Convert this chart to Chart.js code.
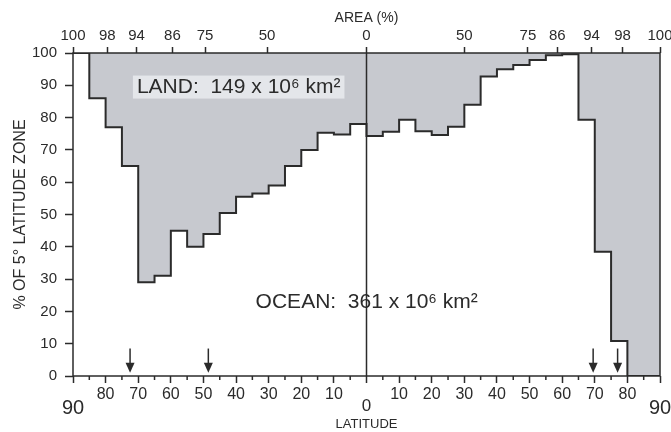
<!DOCTYPE html>
<html>
<head>
<meta charset="utf-8">
<script src="https://cdn.jsdelivr.net/npm/chart.js@4.4.0/dist/chart.umd.min.js"></script>
<style>
html, body { margin: 0; padding: 0; background: #fff; }
</style>
</head>
<body>
<canvas id="chart" width="671" height="432"></canvas>
<script>
// % ocean in each 5 degree zone, 90N -> 0 and 0 -> 90S
const northOcean = [100, 86, 77, 65, 29, 31, 45, 40, 44, 50.5, 55.5, 56.5, 59, 65, 70, 75.3, 74.8, 78];
const southOcean = [74.3, 75.6, 79.3, 75.8, 74.6, 77.2, 84, 92.7, 95, 96.3, 97.8, 99.3, 99.6, 79.3, 38.5, 10.8, 0, 0];

// top axis: cumulative area (%) placed at latitude
const topTickLats = [-90, -79.5, -70.5, -59.5, -49.5, -30.5, 0, 30, 49.5, 58.5, 69, 78.5, 90];
const topTickLabels = ['100', '98', '94', '86', '75', '50', '0', '50', '75', '86', '94', '98', '100'];

const arrowLats = [-72.5, -48.5, 69.5, 77];

const ink = '#2b2b2b';
const fillGrey = '#c7c9cf';
const FONT = "'Liberation Sans', Arial, sans-serif";

Chart.defaults.font.family = FONT;
Chart.defaults.color = ink;

const points = [];
northOcean.forEach((v, i) => points.push({ x: -90 + 5 * i, y: v }));
southOcean.forEach((v, i) => points.push({ x: 5 * i, y: v }));
points.push({ x: 90, y: southOcean[southOcean.length - 1] });

const decor = {
    id: 'decor',
    afterDatasetsDraw(chart) {
        const { ctx, chartArea: a, scales: { x, y } } = chart;
        ctx.save();
        ctx.strokeStyle = ink;
        ctx.fillStyle = ink;
        ctx.lineWidth = 1.5;

        // zero line and frame
        const x0 = x.getPixelForValue(0);
        ctx.beginPath();
        ctx.moveTo(x0, a.top);
        ctx.lineTo(x0, a.bottom);
        ctx.stroke();
        ctx.strokeRect(a.left, a.top, a.right - a.left, a.bottom - a.top);

        // minor ticks
        ctx.beginPath();
        for (let v = -85; v < 90; v += 10) {
            const px = x.getPixelForValue(v);
            ctx.moveTo(px, a.bottom);
            ctx.lineTo(px, a.bottom + 4);
        }
        ctx.stroke();

        // arrows
        arrowLats.forEach(lat => {
            const px = x.getPixelForValue(lat);
            const yTop = y.getPixelForValue(8.5);
            const yBot = y.getPixelForValue(1);
            ctx.beginPath();
            ctx.moveTo(px, yTop);
            ctx.lineTo(px, yBot - 6);
            ctx.stroke();
            ctx.beginPath();
            ctx.moveTo(px - 4.5, yBot - 10);
            ctx.lineTo(px + 4.5, yBot - 10);
            ctx.lineTo(px, yBot);
            ctx.closePath();
            ctx.fill();
        });

        // labels
        ctx.textBaseline = 'middle';
        ctx.font = '21px ' + FONT;
        const landText = 'LAND:  149 x 10\u2076 km\u00b2';
        const lx = x.getPixelForValue(-70.4);
        const ly = y.getPixelForValue(89.3);
        const lw = ctx.measureText(landText).width;
        ctx.fillStyle = '#e4e6ea';
        ctx.fillRect(lx - 4, ly - 12, lw + 8, 23);
        ctx.fillStyle = ink;
        ctx.textAlign = 'left';
        ctx.fillText(landText, lx, ly);

        ctx.fillText('OCEAN:  361 x 10\u2076 km\u00b2', x.getPixelForValue(-34), y.getPixelForValue(23));

        // bottom axis extras
        ctx.textAlign = 'center';
        ctx.font = '20px ' + FONT;
        ctx.fillText('90', a.left, 408);
        ctx.fillText('90', a.right, 408);
        ctx.font = '17px ' + FONT;
        ctx.fillText('0', x0, 406);
        ctx.font = '13px ' + FONT;
        ctx.fillText('LATITUDE', x0, 424);
        ctx.restore();
    }
};

new Chart(document.getElementById('chart'), {
    type: 'line',
    data: {
        datasets: [{
            data: points,
            stepped: true,
            fill: 'end',
            backgroundColor: fillGrey,
            borderColor: ink,
            borderWidth: 2,
            pointRadius: 0,
            xAxisID: 'x',
            yAxisID: 'y'
        }]
    },
    options: {
        responsive: false,
        animation: false,
        layout: { padding: { left: 0, right: 11, top: 0, bottom: 0 } },
        plugins: { legend: { display: false }, tooltip: { enabled: false } },
        scales: {
            x: {
                type: 'linear',
                position: 'bottom',
                min: -90,
                max: 90,
                ticks: {
                    stepSize: 10,
                    autoSkip: false,
                    maxRotation: 0,
                    padding: 2,
                    font: { size: 16 },
                    callback: v => (v === 0 || Math.abs(v) === 90) ? '' : String(Math.abs(v))
                },
                grid: { drawOnChartArea: false, tickLength: 7, tickColor: ink, tickWidth: 1.5 },
                border: { display: false },
                afterFit(s) { s.height = 56; s.paddingLeft = 0; s.paddingRight = 0; }
            },
            x2: {
                type: 'linear',
                position: 'top',
                min: -90,
                max: 90,
                afterBuildTicks(s) { s.ticks = topTickLats.map(v => ({ value: v })); },
                ticks: {
                    autoSkip: false,
                    maxRotation: 0,
                    padding: 2,
                    font: { size: 15 },
                    callback: (v, i) => topTickLabels[i]
                },
                grid: { drawOnChartArea: false, tickLength: 6, tickColor: ink, tickWidth: 1.5 },
                border: { display: false },
                title: { display: true, text: 'AREA (%)', font: { size: 14 }, padding: { top: 10, bottom: 0 } },
                afterFit(s) { s.height = 53; s.paddingLeft = 0; s.paddingRight = 0; }
            },
            y: {
                min: 0,
                max: 100,
                ticks: { stepSize: 10, padding: 8, font: { size: 15 } },
                grid: { drawOnChartArea: false, tickLength: 8, tickColor: ink, tickWidth: 1.5 },
                border: { display: false },
                title: { display: true, text: '% OF 5\u00b0 LATITUDE ZONE', font: { size: 16 }, padding: { top: 11, bottom: 0 } },
                afterFit(s) { s.width = 73; s.paddingTop = 0; s.paddingBottom = 0; }
            }
        }
    },
    plugins: [decor]
});
</script>
</body>
</html>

PROMPT -
Restate the listing above word for word, and skip the pictures.

SOLVED EXERCISE -
Convert this chart to Chart.js code.
<!DOCTYPE html>
<html>
<head>
<meta charset="utf-8">
<script src="https://cdn.jsdelivr.net/npm/chart.js@4.4.0/dist/chart.umd.min.js"></script>
<style>
html, body { margin: 0; padding: 0; background: #fff; }
</style>
</head>
<body>
<canvas id="chart" width="671" height="432"></canvas>
<script>
// % ocean in each 5 degree zone, 90N -> 0 and 0 -> 90S
const northOcean = [100, 86, 77, 65, 29, 31, 45, 40, 44, 50.5, 55.5, 56.5, 59, 65, 70, 75.3, 74.8, 78];
const southOcean = [74.3, 75.6, 79.3, 75.8, 74.6, 77.2, 84, 92.7, 95, 96.3, 97.8, 99.3, 99.6, 79.3, 38.5, 10.8, 0, 0];

// top axis: cumulative area (%) placed at latitude
const topTickLats = [-90, -79.5, -70.5, -59.5, -49.5, -30.5, 0, 30, 49.5, 58.5, 69, 78.5, 90];
const topTickLabels = ['100', '98', '94', '86', '75', '50', '0', '50', '75', '86', '94', '98', '100'];

const arrowLats = [-72.5, -48.5, 69.5, 77];

const ink = '#2b2b2b';
const fillGrey = '#c7c9cf';
const FONT = "'Liberation Sans', Arial, sans-serif";

Chart.defaults.font.family = FONT;
Chart.defaults.color = ink;

const points = [];
northOcean.forEach((v, i) => points.push({ x: -90 + 5 * i, y: v }));
southOcean.forEach((v, i) => points.push({ x: 5 * i, y: v }));
points.push({ x: 90, y: southOcean[southOcean.length - 1] });

const decor = {
    id: 'decor',
    afterDatasetsDraw(chart) {
        const { ctx, chartArea: a, scales: { x, y } } = chart;
        ctx.save();
        ctx.strokeStyle = ink;
        ctx.fillStyle = ink;
        ctx.lineWidth = 1.5;

        // zero line and frame
        const x0 = x.getPixelForValue(0);
        ctx.beginPath();
        ctx.moveTo(x0, a.top);
        ctx.lineTo(x0, a.bottom);
        ctx.stroke();
        ctx.strokeRect(a.left, a.top, a.right - a.left, a.bottom - a.top);

        // minor ticks
        ctx.beginPath();
        for (let v = -85; v < 90; v += 10) {
            const px = x.getPixelForValue(v);
            ctx.moveTo(px, a.bottom);
            ctx.lineTo(px, a.bottom + 4);
        }
        ctx.stroke();

        // arrows
        arrowLats.forEach(lat => {
            const px = x.getPixelForValue(lat);
            const yTop = y.getPixelForValue(8.5);
            const yBot = y.getPixelForValue(1);
            ctx.beginPath();
            ctx.moveTo(px, yTop);
            ctx.lineTo(px, yBot - 6);
            ctx.stroke();
            ctx.beginPath();
            ctx.moveTo(px - 4.5, yBot - 10);
            ctx.lineTo(px + 4.5, yBot - 10);
            ctx.lineTo(px, yBot);
            ctx.closePath();
            ctx.fill();
        });

        // labels
        ctx.textBaseline = 'middle';
        ctx.font = '21px ' + FONT;
        const landText = 'LAND:  149 x 10\u2076 km\u00b2';
        const lx = x.getPixelForValue(-70.4);
        const ly = y.getPixelForValue(89.3);
        const lw = ctx.measureText(landText).width;
        ctx.fillStyle = '#e4e6ea';
        ctx.fillRect(lx - 4, ly - 12, lw + 8, 23);
        ctx.fillStyle = ink;
        ctx.textAlign = 'left';
        ctx.fillText(landText, lx, ly);

        ctx.fillText('OCEAN:  361 x 10\u2076 km\u00b2', x.getPixelForValue(-34), y.getPixelForValue(23));

        // bottom axis extras
        ctx.textAlign = 'center';
        ctx.font = '20px ' + FONT;
        ctx.fillText('90', a.left, 408);
        ctx.fillText('90', a.right, 408);
        ctx.font = '17px ' + FONT;
        ctx.fillText('0', x0, 406);
        ctx.font = '13px ' + FONT;
        ctx.fillText('LATITUDE', x0, 424);
        ctx.restore();
    }
};

new Chart(document.getElementById('chart'), {
    type: 'line',
    data: {
        datasets: [{
            data: points,
            stepped: true,
            fill: 'end',
            backgroundColor: fillGrey,
            borderColor: ink,
            borderWidth: 2,
            pointRadius: 0,
            xAxisID: 'x',
            yAxisID: 'y'
        }]
    },
    options: {
        responsive: false,
        animation: false,
        layout: { padding: { left: 0, right: 11, top: 0, bottom: 0 } },
        plugins: { legend: { display: false }, tooltip: { enabled: false } },
        scales: {
            x: {
                type: 'linear',
                position: 'bottom',
                min: -90,
                max: 90,
                ticks: {
                    stepSize: 10,
                    autoSkip: false,
                    maxRotation: 0,
                    padding: 2,
                    font: { size: 16 },
                    callback: v => (v === 0 || Math.abs(v) === 90) ? '' : String(Math.abs(v))
                },
                grid: { drawOnChartArea: false, tickLength: 7, tickColor: ink, tickWidth: 1.5 },
                border: { display: false },
                afterFit(s) { s.height = 56; s.paddingLeft = 0; s.paddingRight = 0; }
            },
            x2: {
                type: 'linear',
                position: 'top',
                min: -90,
                max: 90,
                afterBuildTicks(s) { s.ticks = topTickLats.map(v => ({ value: v })); },
                ticks: {
                    autoSkip: false,
                    maxRotation: 0,
                    padding: 2,
                    font: { size: 15 },
                    callback: (v, i) => topTickLabels[i]
                },
                grid: { drawOnChartArea: false, tickLength: 6, tickColor: ink, tickWidth: 1.5 },
                border: { display: false },
                title: { display: true, text: 'AREA (%)', font: { size: 14 }, padding: { top: 10, bottom: 0 } },
                afterFit(s) { s.height = 53; s.paddingLeft = 0; s.paddingRight = 0; }
            },
            y: {
                min: 0,
                max: 100,
                ticks: { stepSize: 10, padding: 8, font: { size: 15 } },
                grid: { drawOnChartArea: false, tickLength: 8, tickColor: ink, tickWidth: 1.5 },
                border: { display: false },
                title: { display: true, text: '% OF 5\u00b0 LATITUDE ZONE', font: { size: 16 }, padding: { top: 11, bottom: 0 } },
                afterFit(s) { s.width = 73; s.paddingTop = 0; s.paddingBottom = 0; }
            }
        }
    },
    plugins: [decor]
});
</script>
</body>
</html>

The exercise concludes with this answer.